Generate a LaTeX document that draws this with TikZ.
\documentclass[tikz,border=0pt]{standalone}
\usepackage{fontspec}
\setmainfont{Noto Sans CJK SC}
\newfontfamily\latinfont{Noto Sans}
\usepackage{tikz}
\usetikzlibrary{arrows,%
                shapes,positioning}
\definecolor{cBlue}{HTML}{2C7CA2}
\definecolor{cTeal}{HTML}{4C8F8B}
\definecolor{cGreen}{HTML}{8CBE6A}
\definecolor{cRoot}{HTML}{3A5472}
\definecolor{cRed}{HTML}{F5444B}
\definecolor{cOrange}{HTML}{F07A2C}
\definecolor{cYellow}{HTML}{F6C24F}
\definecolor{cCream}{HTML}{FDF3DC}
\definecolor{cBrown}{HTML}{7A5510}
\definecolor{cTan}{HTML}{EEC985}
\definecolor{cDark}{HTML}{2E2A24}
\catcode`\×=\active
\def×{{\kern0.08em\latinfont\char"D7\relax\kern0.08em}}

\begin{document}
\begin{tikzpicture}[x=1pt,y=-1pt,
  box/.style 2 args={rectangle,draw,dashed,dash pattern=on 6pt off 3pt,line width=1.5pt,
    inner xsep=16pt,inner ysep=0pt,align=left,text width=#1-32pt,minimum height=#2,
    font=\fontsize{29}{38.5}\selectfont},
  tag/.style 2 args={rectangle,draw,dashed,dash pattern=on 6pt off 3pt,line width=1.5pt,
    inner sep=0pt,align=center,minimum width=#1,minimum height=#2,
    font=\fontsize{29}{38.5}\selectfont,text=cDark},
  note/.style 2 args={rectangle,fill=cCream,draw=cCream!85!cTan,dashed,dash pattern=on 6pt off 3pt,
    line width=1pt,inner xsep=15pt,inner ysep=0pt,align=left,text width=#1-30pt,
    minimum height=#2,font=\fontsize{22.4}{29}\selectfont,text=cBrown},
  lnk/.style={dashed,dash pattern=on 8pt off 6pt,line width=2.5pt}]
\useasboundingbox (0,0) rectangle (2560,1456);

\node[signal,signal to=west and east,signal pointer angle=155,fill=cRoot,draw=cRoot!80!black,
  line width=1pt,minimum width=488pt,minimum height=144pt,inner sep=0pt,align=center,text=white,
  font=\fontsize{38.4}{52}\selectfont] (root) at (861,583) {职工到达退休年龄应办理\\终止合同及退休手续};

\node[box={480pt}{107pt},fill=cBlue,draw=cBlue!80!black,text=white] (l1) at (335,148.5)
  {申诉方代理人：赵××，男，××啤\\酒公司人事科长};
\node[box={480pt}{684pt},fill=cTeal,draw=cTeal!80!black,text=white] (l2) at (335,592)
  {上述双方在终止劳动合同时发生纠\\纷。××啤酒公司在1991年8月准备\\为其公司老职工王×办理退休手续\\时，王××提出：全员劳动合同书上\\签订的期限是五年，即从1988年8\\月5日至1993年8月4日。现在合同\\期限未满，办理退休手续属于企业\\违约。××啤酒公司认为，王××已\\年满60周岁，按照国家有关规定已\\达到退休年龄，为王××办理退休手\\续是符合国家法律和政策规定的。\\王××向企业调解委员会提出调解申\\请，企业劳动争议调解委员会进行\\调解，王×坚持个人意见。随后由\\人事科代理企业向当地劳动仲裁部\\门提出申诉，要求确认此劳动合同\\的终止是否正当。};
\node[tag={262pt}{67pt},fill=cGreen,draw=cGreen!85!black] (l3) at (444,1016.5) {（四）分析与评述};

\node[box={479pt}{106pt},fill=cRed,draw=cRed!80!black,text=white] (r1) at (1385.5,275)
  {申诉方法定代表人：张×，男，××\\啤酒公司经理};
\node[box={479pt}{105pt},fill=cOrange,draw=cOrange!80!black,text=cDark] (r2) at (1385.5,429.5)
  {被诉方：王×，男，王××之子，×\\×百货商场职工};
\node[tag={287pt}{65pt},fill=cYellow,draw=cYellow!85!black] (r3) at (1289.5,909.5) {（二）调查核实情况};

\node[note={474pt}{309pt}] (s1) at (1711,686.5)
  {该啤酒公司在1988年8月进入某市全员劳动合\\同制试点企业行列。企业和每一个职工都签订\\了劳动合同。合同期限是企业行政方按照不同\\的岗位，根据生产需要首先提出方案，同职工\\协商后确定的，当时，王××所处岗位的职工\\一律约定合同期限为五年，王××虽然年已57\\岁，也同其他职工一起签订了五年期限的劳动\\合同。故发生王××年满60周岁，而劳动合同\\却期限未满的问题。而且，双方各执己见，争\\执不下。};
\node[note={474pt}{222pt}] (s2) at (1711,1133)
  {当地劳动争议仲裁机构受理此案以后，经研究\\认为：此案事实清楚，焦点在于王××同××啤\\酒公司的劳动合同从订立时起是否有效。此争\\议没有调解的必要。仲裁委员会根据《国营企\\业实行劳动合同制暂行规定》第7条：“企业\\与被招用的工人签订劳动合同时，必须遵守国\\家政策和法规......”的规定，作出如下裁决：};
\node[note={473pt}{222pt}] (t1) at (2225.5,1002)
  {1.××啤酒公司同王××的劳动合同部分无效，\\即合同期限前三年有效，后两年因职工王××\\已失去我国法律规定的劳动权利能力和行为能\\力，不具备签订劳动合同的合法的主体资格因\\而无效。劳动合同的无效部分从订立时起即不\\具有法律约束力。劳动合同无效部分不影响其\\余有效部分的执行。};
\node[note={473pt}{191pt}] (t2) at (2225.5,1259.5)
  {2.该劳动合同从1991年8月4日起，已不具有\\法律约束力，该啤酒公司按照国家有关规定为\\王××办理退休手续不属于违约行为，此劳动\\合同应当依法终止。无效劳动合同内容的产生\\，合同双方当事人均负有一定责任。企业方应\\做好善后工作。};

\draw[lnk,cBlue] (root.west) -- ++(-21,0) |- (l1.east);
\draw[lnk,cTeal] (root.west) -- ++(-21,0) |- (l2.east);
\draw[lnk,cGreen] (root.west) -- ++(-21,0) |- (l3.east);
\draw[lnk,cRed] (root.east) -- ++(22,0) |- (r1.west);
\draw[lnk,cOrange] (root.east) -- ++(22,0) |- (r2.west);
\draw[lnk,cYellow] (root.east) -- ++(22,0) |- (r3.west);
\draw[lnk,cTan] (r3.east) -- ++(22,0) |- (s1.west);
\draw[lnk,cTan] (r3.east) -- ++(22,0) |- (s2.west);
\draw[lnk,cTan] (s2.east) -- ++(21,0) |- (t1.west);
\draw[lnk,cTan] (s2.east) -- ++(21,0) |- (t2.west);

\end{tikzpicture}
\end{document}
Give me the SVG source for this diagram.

EXERCISE DIRECTIONS:
Report each line of the material above where the word "this" appears.

TASK RESULT:
Generate a LaTeX document that draws this with TikZ.
Give me the SVG source for this diagram.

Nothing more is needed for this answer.